Modernizing the Monograph Ecosystem Can Save Them From Extinction
That monographs might not have a future seems absurd. For many disciplines, the monograph is a central part of scholarly communications. Humanities, social sciences and the arts all take this form very seriously: they’re often central to the way that we think about academic contributions. Monographs are an academic’s opportunity to introduce new ways of thinking to their colleagues, to have the time and space to thoroughly explore a topic. They are especially important in the non-English language world. Monographs are personal, they are slow, they are long-lasting: I must have read Bruno Latour’s Reassembling the Social two or three times, cover to cover.
When I worked in publishing, working with authors to shepherd their book from manuscript to marketing, there was no mistaking the passion that authors had for their work, or the level of their commitment. And yet, when a group of monograph enthusiasts gathered last year to talk about the future of the monograph – and especially the monograph in a world increasingly dominated by open access – we found ourselves increasingly concerned about the challenges that they face.
Scholarly infrastructure, from discovery tools and metrics to business models, is moving on, and is in danger of leaving the monograph behind. In, “The State of Open Monographs,” the authors (Peter Potter – Virginia Tech, Charles Watkinson – University of Michigan, Sara Grimme, Cathy Holland and myself, of Digital Science) came to a number of worrying conclusions.

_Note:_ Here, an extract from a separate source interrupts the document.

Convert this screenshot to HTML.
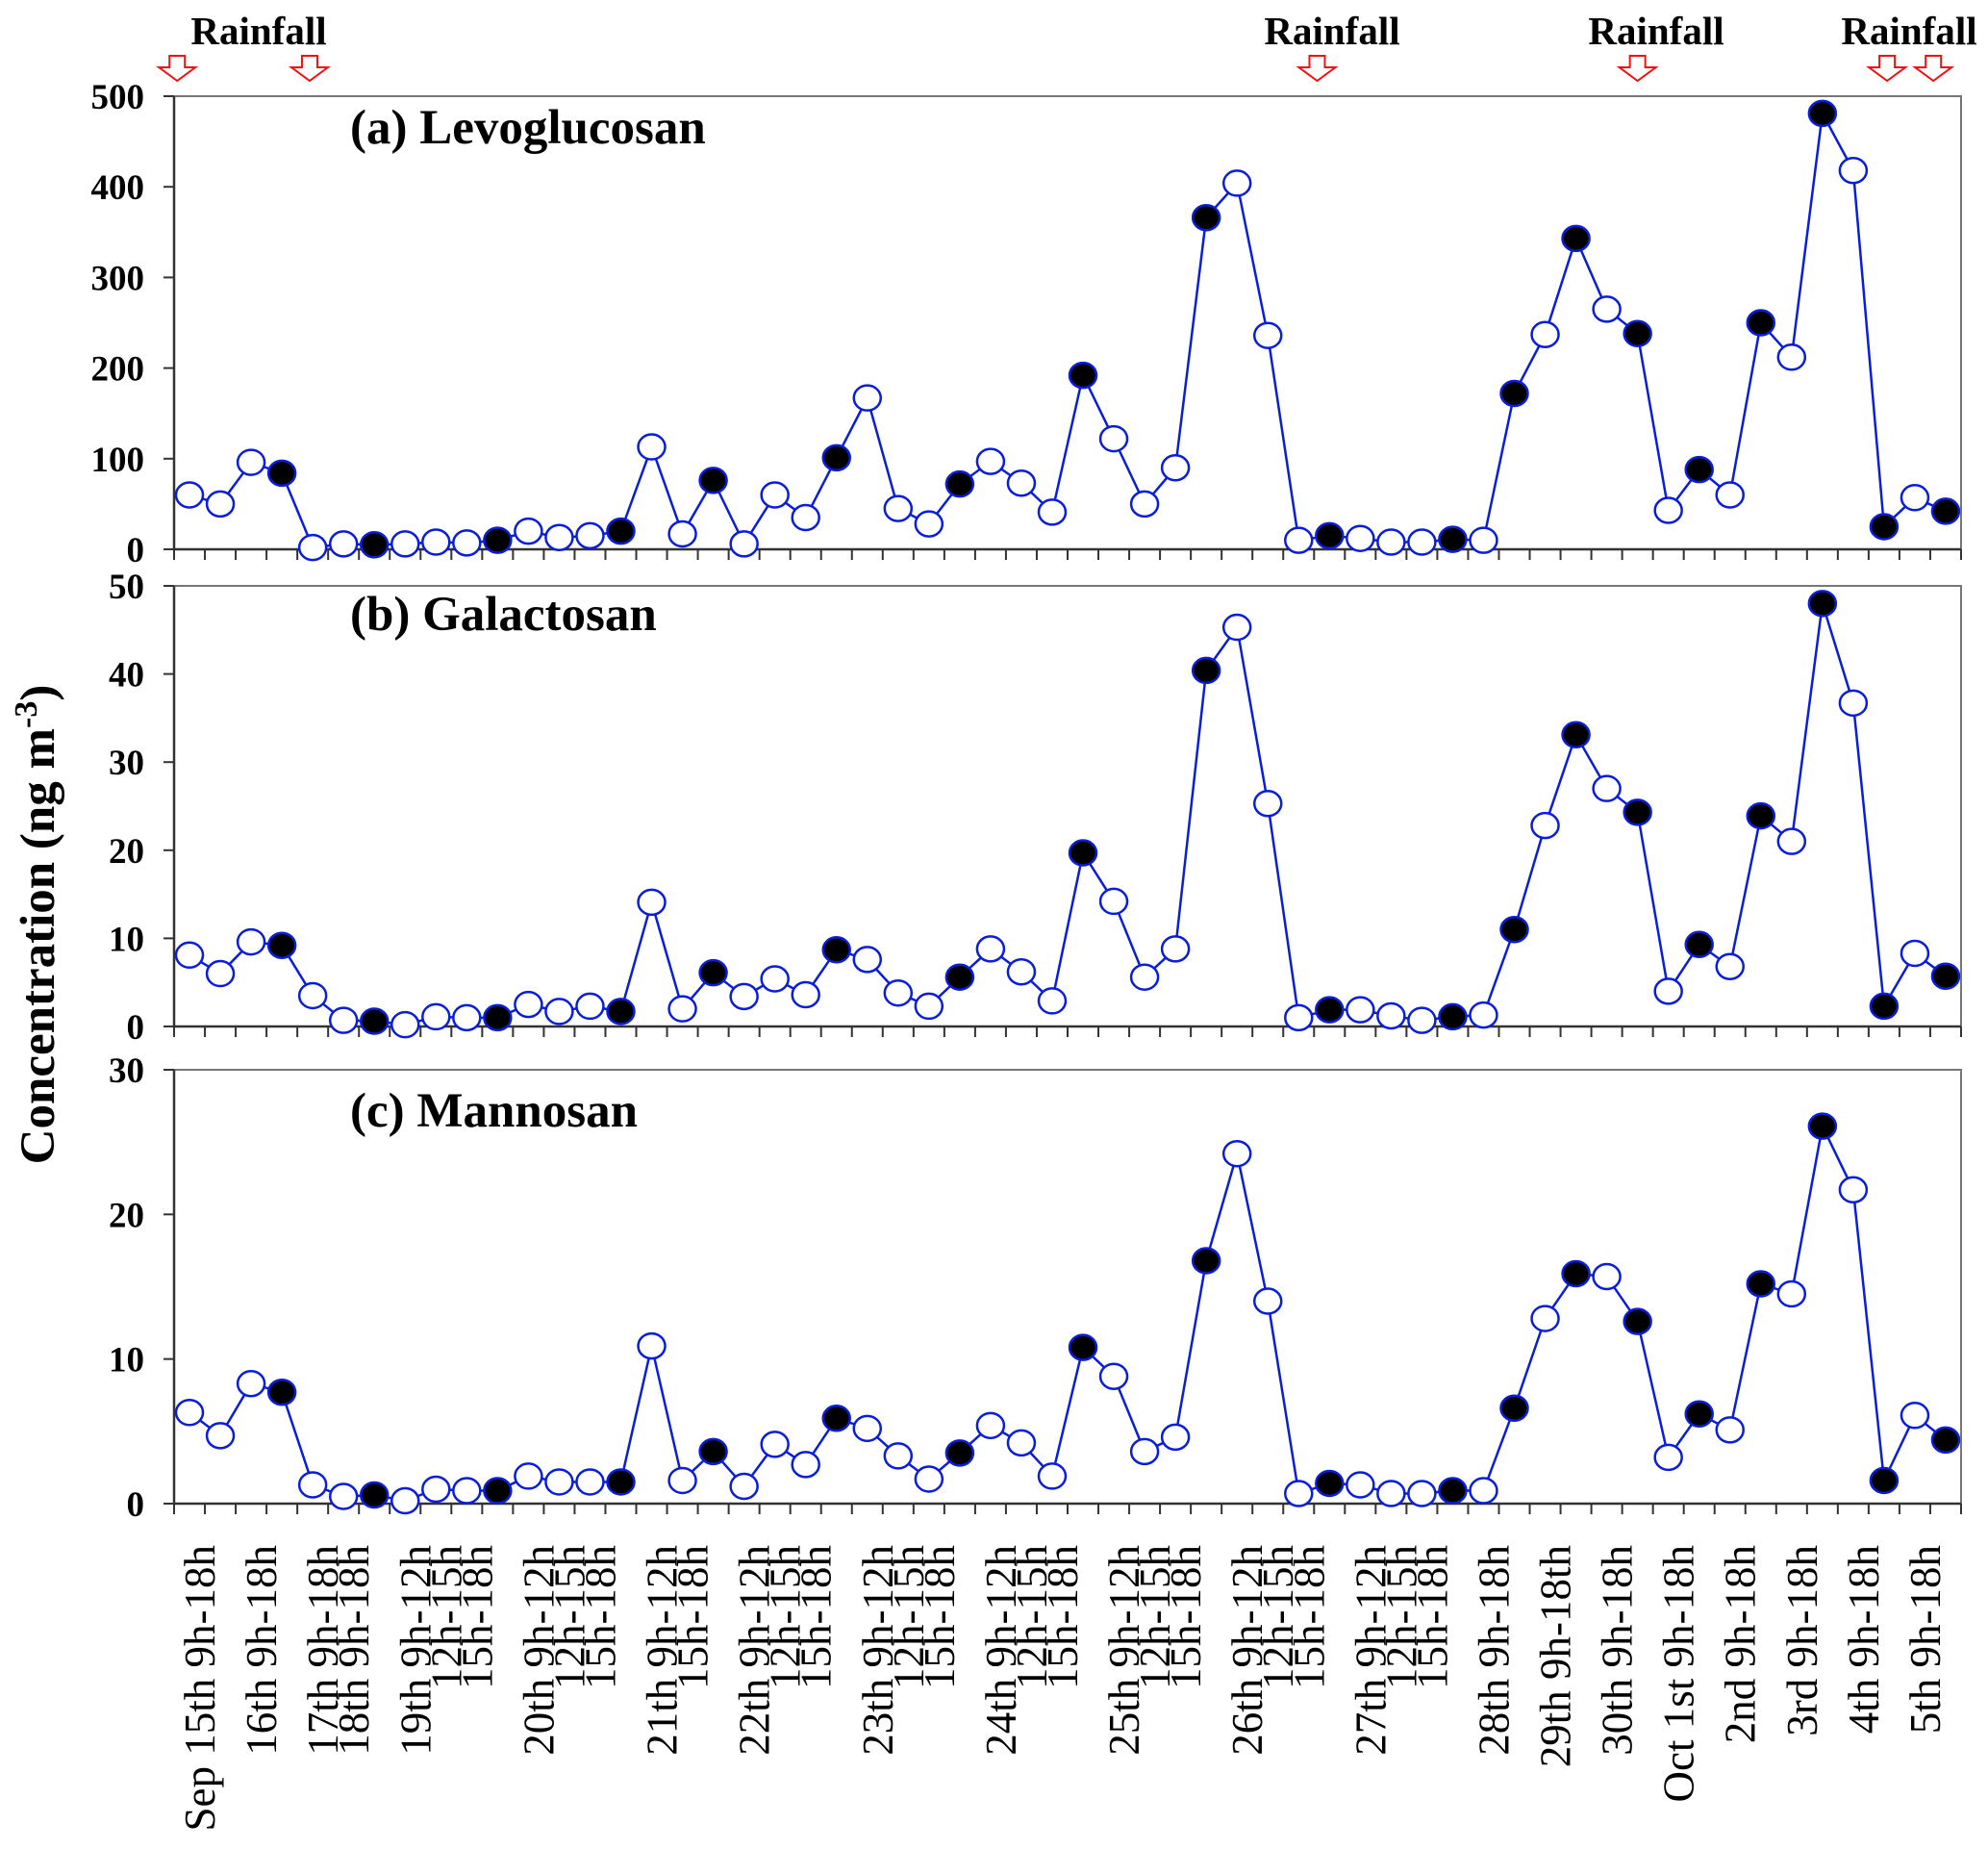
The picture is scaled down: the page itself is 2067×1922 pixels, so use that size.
<!DOCTYPE html>
<html><head><meta charset="utf-8"><style>
html,body{margin:0;padding:0;background:#fff;}
svg{display:block;font-family:"Liberation Serif",serif;}
</style></head><body>
<svg id="chart" width="2067" height="1922" viewBox="0 0 2067 1922" xmlns="http://www.w3.org/2000/svg"></svg>
<script>
const levoglucosan=[60,50,96,84,2,6,5,6,8,7,10,20,13,15,20,113,17,76,6,60,35,101,167,45,28,72,97,73,41,192,122,50,90,366,404,236,10,15,12,8,8,11,10,172,237,343,265,238,43,88,60,250,212,481,418,25,57,42];
const galactosan=[8.1,6,9.6,9.2,3.5,0.7,0.6,0.2,1.1,1.0,1.0,2.5,1.7,2.3,1.7,14.1,2.0,6.1,3.4,5.4,3.6,8.7,7.6,3.8,2.3,5.6,8.8,6.2,2.9,19.7,14.2,5.6,8.8,40.4,45.3,25.3,1.0,1.9,1.9,1.2,0.7,1.1,1.3,11.0,22.8,33.1,27.0,24.3,4.0,9.3,6.8,23.9,21.0,48.0,36.7,2.3,8.3,5.7];
const mannosan=[6.3,4.7,8.3,7.7,1.3,0.5,0.6,0.2,1.0,0.9,0.9,1.9,1.5,1.5,1.5,10.9,1.6,3.6,1.2,4.1,2.7,5.9,5.2,3.3,1.7,3.5,5.4,4.2,1.9,10.8,8.8,3.6,4.6,16.8,24.2,14.0,0.7,1.4,1.3,0.7,0.7,0.9,0.9,6.6,12.8,15.9,15.7,12.6,3.2,6.2,5.1,15.2,14.5,26.1,21.7,1.6,6.1,4.4];
const nightIdx=[3,6,10,14,17,21,25,29,33,37,41,43,45,47,49,51,53,55,57];
const categories=["Sep 15th 9h-18h","","16th 9h-18h","","17th 9h-18h","18th 9h-18h","","19th 9h-12h","12h-15h","15h-18h","","20th 9h-12h","12h-15h","15h-18h","","21th 9h-12h","15h-18h","","22th 9h-12h","12h-15h","15h-18h","","23th 9h-12h","12h-15h","15h-18h","","24th 9h-12h","12h-15h","15h-18h","","25th 9h-12h","12h-15h","15h-18h","","26th 9h-12h","12h-15h","15h-18h","","27th 9h-12h","12h-15h","15h-18h","","28th 9h-18h","","29th 9h-18th","","30th 9h-18h","","Oct 1st 9h-18h","","2nd 9h-18h","","3rd 9h-18h","","4th 9h-18h","","5th 9h-18h",""];
const ticksA=[0,100,200,300,400,500];
const ticksB=[0,10,20,30,40,50];
const ticksC=[0,10,20,30];
const rainIdx=[-0.4,3.9,36.6,47.0,55.1,56.6];

const svg=document.getElementById('chart');
const NS='http://www.w3.org/2000/svg';
function mk(tag,attrs,parent){const e=document.createElementNS(NS,tag);for(const k in attrs)e.setAttribute(k,attrs[k]);(parent||svg).appendChild(e);return e;}
const X0=181,X1=2039,N=categories.length,step=(X1-X0)/N;
function xs(i){return X0+step*(i+0.5);}
const panels=[
 {name:'levoglucosan',title:'(a) Levoglucosan',data:levoglucosan,ticks:ticksA,max:500,top:100,bot:571,ty:149},
 {name:'galactosan',title:'(b) Galactosan',data:galactosan,ticks:ticksB,max:50,top:609,bot:1067,ty:655},
 {name:'mannosan',title:'(c) Mannosan',data:mannosan,ticks:ticksC,max:30,top:1112,bot:1563,ty:1171}
];
panels.forEach(p=>{
 const g=mk('g',{});
 
 
 const ys=v=>p.bot-(v/p.max)*(p.bot-p.top);
 const frame=mk('path',{d:`M${X0} ${p.top}H${X1}V${p.bot}`,fill:'none',stroke:'#777','stroke-width':2},g);
 
 
 const ax=mk('path',{d:`M${X0} ${p.top}V${p.bot}H${X1}`,fill:'none',stroke:'#333','stroke-width':2.5},g);
 
 
 for(let i=0;i<=N;i++){const x=X0+step*i;const t=mk('line',{x1:x,x2:x,y1:p.bot,y2:p.bot+11,stroke:'#333','stroke-width':2},g);
  
  }
 p.ticks.forEach(v=>{const y=ys(v);
  const t=mk('line',{x1:X0-11,x2:X0,y1:y,y2:y,stroke:'#333','stroke-width':2},g);
  
  
  const l=mk('text',{x:150,y:y+13,'text-anchor':'end','font-size':37,'font-weight':'bold'},g);l.textContent=v;
  
  });
 const tt=mk('text',{x:364,y:p.ty,'font-size':51,'font-weight':'bold'},g);tt.textContent=p.title;
 
 
 const pts=p.data.map((v,i)=>xs(i)+','+ys(v)).join(' ');
 const line=mk('polyline',{points:pts,fill:'none',stroke:'#0a1ed8','stroke-width':2.5},g);
 
 
 p.data.forEach((v,i)=>{const night=nightIdx.includes(i);
  const c=mk('ellipse',{cx:xs(i),cy:ys(v),rx:14,ry:13,fill:night?'#000':'#fff',stroke:'#0a1ed8','stroke-width':2.5},g);
  
  });
});
categories.forEach((c,i)=>{if(!c)return;const x=xs(i)+26;
 const t=mk('text',{x:0,y:0,transform:`translate(${x},1606) rotate(-90)`,'text-anchor':'end','font-size':45},svg);t.textContent=c;
 
 });
const yt=mk('text',{x:0,y:0,transform:'translate(56,961) rotate(-90)','text-anchor':'middle','font-size':51,'font-weight':'bold'});
yt.innerHTML='Concentration (ng m<tspan baseline-shift="super" font-size="34">-3</tspan>)';


[269,1385,1722,1985].forEach(x=>{const t=mk('text',{x:x,y:46,'text-anchor':'middle','font-size':41,'font-weight':'bold'});t.textContent='Rainfall';
 
 });
rainIdx.forEach(r=>{const x=xs(r);
 const a=mk('path',{d:`M${x-8} 58H${x+8}V70H${x+19}L${x} 84L${x-19} 70H${x-8}Z`,fill:'#fff',stroke:'#f01010','stroke-width':2});
 
 });
</script>
</body></html>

Firstly, most monographs do not get a digital object identifier (DOI) assigned to them. DOI’s for monographs may seem like a trivial technical detail to many, but the reality runs a lot deeper. The act of assigning a DOI to a piece of work means that the metadata and location of that book is freely available to multiple systems around the world. Most importantly, it means that a citation to a book can be recognised and counted – thus giving an author that all-important credit for their work.
Secondly, books do get cited and shared. They have citation data, they have Altmetric data. But this data accrues at a much slower pace than that of articles, and for altmetrics, it occurs in different places. A three-year window is an absurd period in which to assess the impact of a book. That Latour monograph? I don’t think I’ve cited it yet – despite it informing the way I think about impact, I simply haven’t written a paper about it – yet. Books are influential in policy papers – but it can take 10 years for a policy citation to be generated. My personal view is that books need to be evaluated over the entire span of a researcher’s career, not arbitrarily discarded on a timescale customized to suit articles.
Thirdly, many book publishers have not yet invested in workflows that enable full-text XML tagging, management and archiving of the content. In contrast, articles have been largely XMLed for twenty years. As a consequence, book content often gets ‘trapped’ inside PDF files, which makes the cost of repurposing the content into new electronic forms – innovative apps, ebooks and chapter downloads – prohibitive.
Fourthly, many players in the monograph arena either don’t talk to each other, or don’t trust each other. This affects open monographs disproportionately. For example, in the absence of sales figures, we (publishers, authors, evaluators) need other data to understand impact. But citations are under-reported, and altmetrics are not yet central. So we’d love to turn to usage figures, but obtaining compatible data from the myriad distributors of ebooks, platform aggregators and other distribution providers, is virtually impossible. All despite this problem having been solved by COUNTER for many, many years.
Fifthly, and finally, there’s the problem of funding open monographs. We know that academics value monographs – they write them, they read them, they eventually cite them – but funders have yet to offer sufficient funds to support ‘book processing charges.’ I alluded to the care taken by book publishers to ‘shepherd’ the manuscripts through production. Each one is its own special case, and each relationship between an author and a publisher, unique. In contrast, a major journal publisher might process dozens of submitted articles per hour, entirely automatically, at a very low cost. Book publishing, like book authoring, is a slower and more curated process. It costs more to publish a good quality book than the equivalent number of articles, and funders (and universities) need to get real about these costs.
The evidence is that the scholarly world marches to the drum of the article: in particular, the English-language, northern/western hemisphere, STEM drum – and everything else is in danger of falling behind. We know that this is not intentional: it’s simply that this represents 60-70 percent of the world’s research output – and relatively speaking – is cheaper and fast to publish. Everything else … is a special case.
We estimate that monographs represent – in terms of raw titles (not pages!) – about 3 percent of global scholarly output. For some countries, this could be as high as 40 percent. Solving the problems that confront monographs is no small challenge – but the good news is that momentum is growing, and these challenges are solvable.
We need to fix issues around existing metadata – it’s serving monographs poorly and is a drag on discovery and citation counts. The number of books with DOIs seems stuck at about 25 percent. Work can be done to increase this number: it needs to be done, in order for monographs to remain discoverable by a community increasingly using apps and web technologies to find content. We need better reporting of usage, sharing and citations, and not only to show both the importance and value of the monograph – DOIs will help with this. But none of this will happen if books are allowed to wither on the vine: it’s time for funders, publishers and evaluators to come together and develop an infrastructure to support the monograph of the future.